The Giants and concessionaire Diamond 58 are expanding the Oracle Park Replay Program with Vytal after a 2025 Club Level pilot. Under the new setup, fans who buy poured alcoholic drinks will receive cups that are collected after use, washed, sanitized and returned for reuse. Vytal said the earlier pilot served as proof of concept, and the ballpark-wide rollout extends that system from an isolated test to one of the city’s most visible game-day venues.

That matters in San Francisco because Oracle Park is not just a stadium. Since opening in 2000, it has become a waterfront landmark, a major traffic generator and a place where city residents and visitors alike see public policy turned into daily practice. The Giants say the park already diverts more than 90 percent of waste from landfill, uses Recology for composting and recertified at LEED Platinum in May 2024. The club also says Oracle Park improved waste diversion from 57 percent in 2009 to 97 percent in 2022.

The reusable cup move fits into that long-running effort. The Giants say Oracle Park has won 13 Green Glove Awards, most recently in 2022, and they have described the ballpark as part of their push to make it the “greenest” venue in the country. In 2025, the team also announced a partnership with Eco-Products to provide compostable foodservice packaging, reinforcing that the sustainability work is not limited to one product category.

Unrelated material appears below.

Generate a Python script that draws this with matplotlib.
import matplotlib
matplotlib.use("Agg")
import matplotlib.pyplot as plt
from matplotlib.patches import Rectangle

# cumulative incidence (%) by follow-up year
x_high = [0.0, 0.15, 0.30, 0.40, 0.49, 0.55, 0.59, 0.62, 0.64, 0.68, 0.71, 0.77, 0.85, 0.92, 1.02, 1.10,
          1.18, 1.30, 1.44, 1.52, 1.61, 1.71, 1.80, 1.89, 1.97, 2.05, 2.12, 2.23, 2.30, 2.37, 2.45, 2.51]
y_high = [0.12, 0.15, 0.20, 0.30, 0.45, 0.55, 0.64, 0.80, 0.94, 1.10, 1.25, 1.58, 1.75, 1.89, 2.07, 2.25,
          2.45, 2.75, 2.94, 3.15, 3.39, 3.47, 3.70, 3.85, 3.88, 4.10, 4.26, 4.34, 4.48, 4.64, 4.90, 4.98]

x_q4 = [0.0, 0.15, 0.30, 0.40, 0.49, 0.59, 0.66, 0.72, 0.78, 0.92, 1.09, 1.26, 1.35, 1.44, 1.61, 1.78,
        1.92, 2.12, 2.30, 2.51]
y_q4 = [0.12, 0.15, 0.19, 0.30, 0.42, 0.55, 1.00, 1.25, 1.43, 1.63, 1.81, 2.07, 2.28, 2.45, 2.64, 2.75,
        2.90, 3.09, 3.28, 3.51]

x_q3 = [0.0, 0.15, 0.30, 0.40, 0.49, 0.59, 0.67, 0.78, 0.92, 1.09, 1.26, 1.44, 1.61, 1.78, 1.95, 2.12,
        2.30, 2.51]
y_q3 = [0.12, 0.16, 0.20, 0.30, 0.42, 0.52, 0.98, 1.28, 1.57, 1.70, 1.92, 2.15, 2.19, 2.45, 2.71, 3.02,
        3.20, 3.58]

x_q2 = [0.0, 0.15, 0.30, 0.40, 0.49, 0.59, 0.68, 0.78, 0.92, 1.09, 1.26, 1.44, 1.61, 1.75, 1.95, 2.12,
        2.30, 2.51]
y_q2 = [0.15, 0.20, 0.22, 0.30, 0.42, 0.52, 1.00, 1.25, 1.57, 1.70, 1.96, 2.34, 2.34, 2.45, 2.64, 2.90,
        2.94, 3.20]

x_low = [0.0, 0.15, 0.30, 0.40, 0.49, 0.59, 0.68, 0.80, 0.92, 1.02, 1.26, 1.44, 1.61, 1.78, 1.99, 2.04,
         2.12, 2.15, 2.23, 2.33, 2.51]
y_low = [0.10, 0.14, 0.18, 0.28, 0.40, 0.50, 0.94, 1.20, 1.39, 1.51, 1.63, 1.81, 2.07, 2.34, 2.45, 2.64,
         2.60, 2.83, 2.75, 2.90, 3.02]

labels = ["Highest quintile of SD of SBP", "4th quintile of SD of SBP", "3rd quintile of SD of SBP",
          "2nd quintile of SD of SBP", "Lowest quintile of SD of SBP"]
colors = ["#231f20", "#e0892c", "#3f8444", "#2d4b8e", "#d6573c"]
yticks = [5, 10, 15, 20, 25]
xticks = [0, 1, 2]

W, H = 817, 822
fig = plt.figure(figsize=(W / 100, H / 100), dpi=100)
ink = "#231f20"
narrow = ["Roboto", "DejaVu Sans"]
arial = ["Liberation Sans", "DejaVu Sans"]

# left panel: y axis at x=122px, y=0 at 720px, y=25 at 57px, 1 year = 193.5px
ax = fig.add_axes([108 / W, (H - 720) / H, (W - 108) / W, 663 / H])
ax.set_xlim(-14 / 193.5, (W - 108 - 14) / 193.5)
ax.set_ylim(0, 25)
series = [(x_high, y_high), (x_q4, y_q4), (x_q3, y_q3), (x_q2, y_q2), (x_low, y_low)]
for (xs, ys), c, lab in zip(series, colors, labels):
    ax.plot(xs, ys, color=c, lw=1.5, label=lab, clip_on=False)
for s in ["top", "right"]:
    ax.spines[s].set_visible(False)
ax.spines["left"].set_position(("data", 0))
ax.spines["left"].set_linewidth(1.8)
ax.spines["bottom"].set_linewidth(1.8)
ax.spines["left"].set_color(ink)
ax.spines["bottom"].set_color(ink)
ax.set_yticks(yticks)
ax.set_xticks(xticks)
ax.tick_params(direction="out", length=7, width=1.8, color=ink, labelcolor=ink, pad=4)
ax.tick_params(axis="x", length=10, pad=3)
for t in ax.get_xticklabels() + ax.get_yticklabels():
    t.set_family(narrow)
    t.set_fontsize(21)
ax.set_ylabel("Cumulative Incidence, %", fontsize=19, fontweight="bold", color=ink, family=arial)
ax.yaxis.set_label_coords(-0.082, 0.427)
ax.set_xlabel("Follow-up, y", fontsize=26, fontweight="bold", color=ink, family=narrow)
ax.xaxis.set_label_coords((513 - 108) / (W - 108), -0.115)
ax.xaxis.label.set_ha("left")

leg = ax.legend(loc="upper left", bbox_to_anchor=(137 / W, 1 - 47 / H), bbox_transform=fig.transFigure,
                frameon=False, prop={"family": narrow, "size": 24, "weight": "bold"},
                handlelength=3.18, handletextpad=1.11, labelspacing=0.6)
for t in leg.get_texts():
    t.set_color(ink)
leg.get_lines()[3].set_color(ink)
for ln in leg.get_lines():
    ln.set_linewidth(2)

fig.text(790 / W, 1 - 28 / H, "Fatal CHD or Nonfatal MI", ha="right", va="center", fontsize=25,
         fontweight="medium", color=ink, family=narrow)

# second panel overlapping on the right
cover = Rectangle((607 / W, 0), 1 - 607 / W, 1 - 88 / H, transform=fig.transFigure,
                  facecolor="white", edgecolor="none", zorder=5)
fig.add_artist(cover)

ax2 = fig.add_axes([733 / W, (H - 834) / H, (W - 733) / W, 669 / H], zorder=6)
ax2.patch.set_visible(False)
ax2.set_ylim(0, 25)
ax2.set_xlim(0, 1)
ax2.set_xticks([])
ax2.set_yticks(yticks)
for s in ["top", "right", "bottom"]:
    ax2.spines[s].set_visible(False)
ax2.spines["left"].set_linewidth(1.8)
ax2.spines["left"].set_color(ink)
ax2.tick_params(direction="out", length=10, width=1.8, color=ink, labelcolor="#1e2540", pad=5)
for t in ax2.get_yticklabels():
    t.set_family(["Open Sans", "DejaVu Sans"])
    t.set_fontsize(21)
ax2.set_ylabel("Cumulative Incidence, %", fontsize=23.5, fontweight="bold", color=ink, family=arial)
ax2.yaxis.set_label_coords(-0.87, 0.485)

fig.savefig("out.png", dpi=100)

The practical test is whether fans notice a better experience or just a different kind of cup. In a dense park where thousands of people cycle through concession lines, any system that reduces overflow trash, keeps counters cleaner and simplifies disposal could have a meaningful effect. If the program works smoothly at Oracle Park, the Giants will have shown that a visible annoyance in the middle of a ballgame can become a model for other Bay Area venues that want to cut waste without making the user experience worse.